Tsunamis are large, aggressive surges of water that can reach 100 feet and flow onto land.
As we’ve seen in the past, tsunamis can cause immense destruction.
But can breakwaters stop them?
Some cities are building breakwaters to help minimize the impacts of tsunamis.
Studying how effective these structures are at combating these dangerous surges of water is difficult because they happen so infrequently.
However, it’s believed breakwaters can significantly reduce the distance tsunamis travel on land.
Their effectiveness will also depend on the size.
Some breakwaters are relatively short in length and won’t provide much protection for the shoreline against severe water surges.

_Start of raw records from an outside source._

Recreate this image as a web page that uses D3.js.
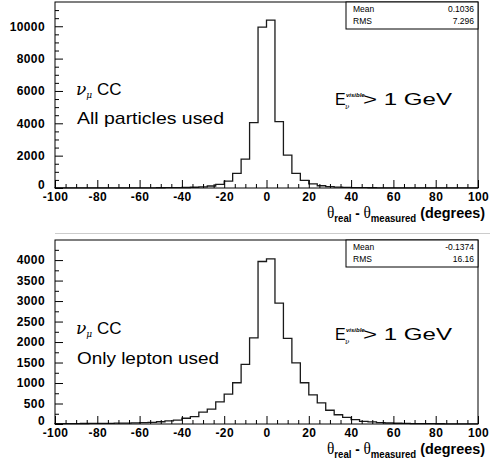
<!DOCTYPE html>
<html><head><meta charset="utf-8">
<script src="https://cdn.jsdelivr.net/npm/d3@7"></script>
<style>body{margin:0;background:#fff} svg{display:block}</style>
</head><body>
<svg id="c" width="490" height="473"></svg>
<script>
// ---- data ----
const binEdges = d3.range(-100, 101, 4); // 50 bins of width 4 degrees
const countsAll = [2,3,2,3,4,3,5,5,6,8, 9,12,14,18,24,32,45,70,125,230, 420,910,1790,4040,9950,10380,4100,2030,910,470, 250,140,85,52,35,25,18,14,11,9, 7,6,5,4,4,3,3,2,2,2];
const countsLepton = [8,9,10,12,14,15,17,20,23,27, 33,42,55,75,95,140,180,290,365,540, 730,1006,1454,2100,3965,4030,2950,2090,1490,1006, 710,515,335,226,160,105,63,50,32,25, 18,14,11,9,7,6,5,4,4,3];
const xTicks = [-100,-80,-60,-40,-20,0,20,40,60,80,100];
const yTicksTop = [0,2000,4000,6000,8000,10000];
const yTicksBottom = [0,500,1000,1500,2000,2500,3000,3500,4000];
const statsAll = [["Mean","0.1036"],["RMS","7.296"]];
const statsLepton = [["Mean","-0.1374"],["RMS","16.16"]];
const labelAll = "All particles used";
const labelLepton = "Only lepton used";

const svg = d3.select("#c");
const L = 55, R = 478;
const SANS = "Liberation Sans, Arial, sans-serif";
const x = d3.scaleLinear([-100, 100], [L, R]);

function drawPanel(o) {
  const g = svg.append("g");
  const y = d3.scaleLinear([0, o.yMax], [o.bottom, o.top]);

  // histogram
  const pts = [[x(-100), y(0)]];
  o.counts.forEach((c, i) => {
    pts.push([x(binEdges[i]), y(c)], [x(binEdges[i + 1]), y(c)]);
  });
  pts.push([x(100), y(0)]);
  g.append("path").attr("d", d3.line()(pts))
    .attr("fill", "none").attr("stroke", "#1a1a1a").attr("stroke-width", 1.3);

  // x axis
  g.append("g").attr("transform", `translate(0,${o.bottom})`)
    .call(d3.axisBottom(x).tickValues(xTicks).tickSizeInner(-8).tickSizeOuter(0).tickPadding(4).tickFormat(d => String(d)));
  g.append("g").attr("transform", `translate(0,${o.bottom})`)
    .call(d3.axisBottom(x).tickValues(d3.range(-100, 101, 5).filter(v => v % 20 !== 0)).tickSizeInner(-4).tickSizeOuter(0).tickFormat(""));
  // y axis
  const ya = g.append("g").attr("transform", `translate(${L},0)`)
    .call(d3.axisLeft(y).tickValues(o.yTicks).tickSizeInner(-8).tickSizeOuter(0).tickPadding(10).tickFormat(d => String(d)));
  ya.selectAll(".tick").filter(d => d === 0).select("text").attr("dy", "0.05em");
  g.append("g").attr("transform", `translate(${L},0)`)
    .call(d3.axisLeft(y).tickValues(d3.range(0, o.yMax, o.yMinor).filter(v => !o.yTicks.includes(v))).tickSizeInner(-4).tickSizeOuter(0).tickFormat(""));
  g.selectAll(".tick text").attr("font-family", SANS)
    .attr("font-weight", "bold").attr("font-size", 12).attr("fill", "#000").attr("letter-spacing", 0.4);
  g.selectAll(".domain").remove();
  g.selectAll(".tick line").attr("stroke", "#000");

  // frame
  g.append("rect").attr("x", L).attr("y", o.top).attr("width", R - L).attr("height", o.bottom - o.top)
    .attr("fill", "none").attr("stroke", "#000").attr("stroke-width", 1);

  // stats box
  const bx = 346, bh = 27;
  g.append("rect").attr("x", bx).attr("y", o.top).attr("width", R - bx).attr("height", bh)
    .attr("fill", "#fff").attr("stroke", "#000").attr("stroke-width", 1);
  o.stats.forEach((s, i) => {
    const yy = o.top + 10 + i * 12;
    g.append("text").attr("x", bx + 7).attr("y", yy).text(s[0])
      .attr("font-family", SANS).attr("font-size", 8.5);
    g.append("text").attr("x", R - 4).attr("y", yy).attr("text-anchor", "end").text(s[1])
      .attr("font-family", SANS).attr("font-size", 8.5);
  });

  // nu_mu CC
  const t1 = g.append("text").attr("x", 76).attr("y", o.top + o.nuY).attr("font-family", SANS).attr("font-size", 17);
  t1.append("tspan").text("ν").attr("font-family", "DejaVu Serif, serif").attr("font-style", "italic").attr("font-size", 17);
  t1.append("tspan").text("μ").attr("font-family", "DejaVu Serif, serif").attr("font-style", "italic").attr("font-size", 9).attr("dy", 3);
  t1.append("tspan").text(" CC").attr("dy", -3).attr("font-size", 17);
  g.append("text").attr("x", 77).attr("y", o.top + o.labY).text(o.label)
    .attr("font-family", SANS).attr("font-size", 17)
    .attr("textLength", o.labW).attr("lengthAdjust", "spacingAndGlyphs");

  // E visible (E with superscript "visible" and subscript nu)
  const ex = 335, ey = o.top + o.eY;
  const te = g.append("text").attr("x", ex).attr("y", ey).attr("font-family", SANS).attr("font-size", 16);
  te.append("tspan").text("E");
  te.append("tspan").text("ν").attr("x", ex + 10).attr("dy", 4).attr("font-family", "DejaVu Serif, serif")
    .attr("font-style", "italic").attr("font-size", 7);
  te.append("tspan").text("visible").attr("x", ex + 11).attr("dy", -12).attr("font-style", "italic").attr("font-weight", "bold")
    .attr("font-size", 6);
  te.append("tspan").text("> 1 GeV").attr("x", 363).attr("dy", 8).attr("font-size", 17)
    .attr("textLength", 89).attr("lengthAdjust", "spacingAndGlyphs");

  // x title
  const tt = g.append("text").attr("x", 327).attr("y", o.bottom + 30).attr("font-family", SANS).attr("font-weight", "bold")
    .attr("textLength", 158).attr("lengthAdjust", "spacingAndGlyphs");
  tt.append("tspan").text("θ").attr("font-family", "Liberation Serif, serif").attr("font-weight", "normal").attr("font-size", 16);
  tt.append("tspan").text("real").attr("font-size", 10).attr("dy", 4);
  tt.append("tspan").text(" - ").attr("font-size", 14).attr("dy", -4);
  tt.append("tspan").text("θ").attr("font-family", "Liberation Serif, serif").attr("font-weight", "normal").attr("font-size", 16);
  tt.append("tspan").text("measured").attr("font-size", 10).attr("dy", 4);
  tt.append("tspan").text(" (degrees)").attr("font-size", 15).attr("dy", -4);
}

drawPanel({top: 2, bottom: 188, yMax: 11500, counts: countsAll, yTicks: yTicksTop, yMinor: 500,
  stats: statsAll, label: labelAll, labW: 147, nuY: 93, labY: 122, eY: 103});
drawPanel({top: 240, bottom: 424, yMax: 4490, counts: countsLepton, yTicks: yTicksBottom, yMinor: 250,
  stats: statsLepton, label: labelLepton, labW: 142, nuY: 94, labY: 124, eY: 100});

svg.append("line").attr("x1", 55).attr("x2", 490).attr("y1", 233.5).attr("y2", 233.5).attr("stroke", "#ccc");
</script>
</body></html>
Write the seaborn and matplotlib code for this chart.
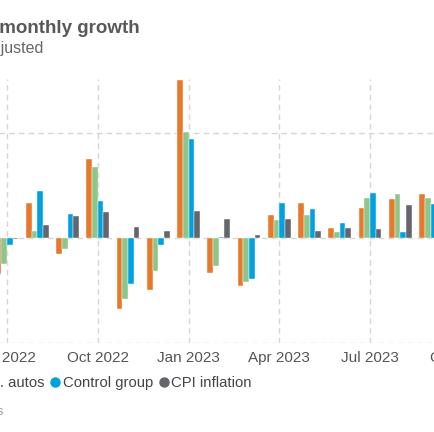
import numpy as np
import pandas as pd
import matplotlib
matplotlib.use("Agg")
import matplotlib.pyplot as plt
from matplotlib.lines import Line2D
import seaborn as sns

# months shown (Jul 2022 .. Sep 2023)
months = ["Jul 2022", "Aug 2022", "Sep 2022", "Oct 2022", "Nov 2022", "Dec 2022",
          "Jan 2023", "Feb 2023", "Mar 2023", "Apr 2023", "May 2023", "Jun 2023",
          "Jul 2023", "Aug 2023", "Sep 2023"]

# monthly growth, %
retail_sales = [-0.69, 0.67, -0.30, 1.51, -1.36, -0.99, 3.01, -0.66, -0.91, 0.44, 0.67, 0.20, 0.57, 0.74, 0.83]
retail_ex_autos = [-0.49, 0.14, -0.20, 1.36, -1.16, -0.63, 2.02, -0.54, -0.83, 0.34, 0.43, 0.12, 0.77, 0.83, 0.76]
control_group = [-0.13, 0.89, 0.46, 0.71, -0.88, -0.14, 1.89, 0.02, -0.78, 0.66, 0.56, 0.29, 0.85, 0.11, 0.64]
cpi_inflation = [-0.02, 0.24, 0.42, 0.49, 0.21, 0.14, 0.52, 0.37, 0.06, 0.37, 0.13, 0.19, 0.17, 0.63, 0.40]

series_names = ["Retail sales", "Retail sales ex. autos", "Control group", "CPI inflation"]
colors = ["#e8792b", "#8dc68a", "#00a0e1", "#63666a"]

tick_pos = [-3, 0, 3, 6, 9, 12, 15]
tick_labels = ["Apr 2022", "Jul 2022", "Oct 2022", "Jan 2023", "Apr 2023", "Jul 2023", "Oct 2023"]

df = pd.DataFrame({
    "month": months * 4,
    "series": sum([[s] * len(months) for s in series_names], []),
    "value": retail_sales + retail_ex_autos + control_group + cpi_inflation,
})

sns.set_style("white")
plt.rcParams["font.family"] = ["Liberation Sans", "DejaVu Sans"]

W, H = 435, 432
fig = plt.figure(figsize=(W / 100, H / 100), dpi=100)

# plot area: px -100..535 horizontally, 79..343 vertically
ax_left, ax_right, ax_top, ax_bot = -100, 535, 79, 343
ax = fig.add_axes([ax_left / W, 1 - ax_bot / H, (ax_right - ax_left) / W, (ax_bot - ax_top) / H])

sns.barplot(data=df, x="month", y="value", hue="series", hue_order=series_names,
            palette=colors, saturation=1, width=0.76, legend=False, ax=ax, zorder=3)
for p in ax.patches:
    p.set_edgecolor("white")
    p.set_linewidth(0.3)

px_per_month = 30.25
xmin = -(7 - ax_left) / px_per_month
ax.set_xlim(xmin, xmin + (ax_right - ax_left) / px_per_month)
ax.set_ylim(-2, 3.03)

ax.set_xticks(tick_pos)
ax.set_xticklabels(tick_labels, fontsize=11, color="#555555")
ax.set_yticks([-2, 0, 2])
ax.set_yticklabels([])
ax.tick_params(axis="both", length=0, pad=6)
ax.set_xlabel("")
ax.set_ylabel("")

ax.grid(True, color="#d6d6d6", linestyle=(0, (4, 3)), linewidth=1, zorder=0)
ax.set_axisbelow(True)
for s in ax.spines.values():
    s.set_visible(False)

# title / subtitle (cut off at the left edge like the reference)
fig.text(140 / W, 1 - 33 / H, "Retail sales monthly growth", ha="right", va="baseline",
         fontsize=13.5, fontweight="bold", color="#58595b")
fig.text(43 / W, 1 - 53 / H, "Seasonally adjusted", ha="right", va="baseline",
         fontsize=11.5, color="#666666")

handles = [Line2D([], [], marker="o", linestyle="", markersize=6.5,
                  markerfacecolor=c, markeredgecolor=c) for c in colors]
fig.legend(handles, series_names, loc="center right", bbox_to_anchor=(252 / W, 1 - 383 / H),
           ncol=4, frameon=False, fontsize=10.7, handlelength=0.6, handletextpad=0.2,
           columnspacing=0.45, borderpad=0, borderaxespad=0, labelcolor="#444444")

fig.text(3 / W, 1 - 415 / H, "Source: U.S. Census Bureau, Bureau of Labor Statistics",
         ha="right", va="baseline", fontsize=9, color="#999999")

fig.savefig("out.png", dpi=100)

So, if you live in a coastal town with a breakwater, don’t rely on it to stop an incoming tsunami…evacuate as soon as you can.
11. What is The Longest Breakwater in the World?
I guarantee the world’s longest breakwater is not where you think it is.
The longest breakwater in the world is located at the Grand Faw Port in Iraq.
Iraq is home to the longest breakwater–a shocking fact since the country only has 36 miles of coastline.
The breakwater is just over 9 miles long (9.02 miles, to be exact).
The total price for the port’s breakwaters is believed to have cost about one billion dollars.
With the help of the megastructure and smaller breakwaters, the Grand Faw Port will give Iraq big opportunities (the port is expected to be finished in 2024).
The country will build dockyards, power plants, desalination plants, and so much more.
It will be the largest, most ambitious port in the Middle East– all thanks to the 9-mile-long breakwater.
The next time you’re at a harbor and someone asks what is a breakwater, you will be ready to give quite the answer.
These structures allow humans to manipulate the environment in order for coastal towns to flourish.
Breakwaters are an excellent way to create harbors that should last for multiple decades before needing repair.
If you come across an onshore breakwater, there will likely be a path that allows you to walk on it. Take the opportunity to marvel at the structure and consider all the benefits it brings.
Oh, and don’t forget…Iraq has the world’s largest breakwater!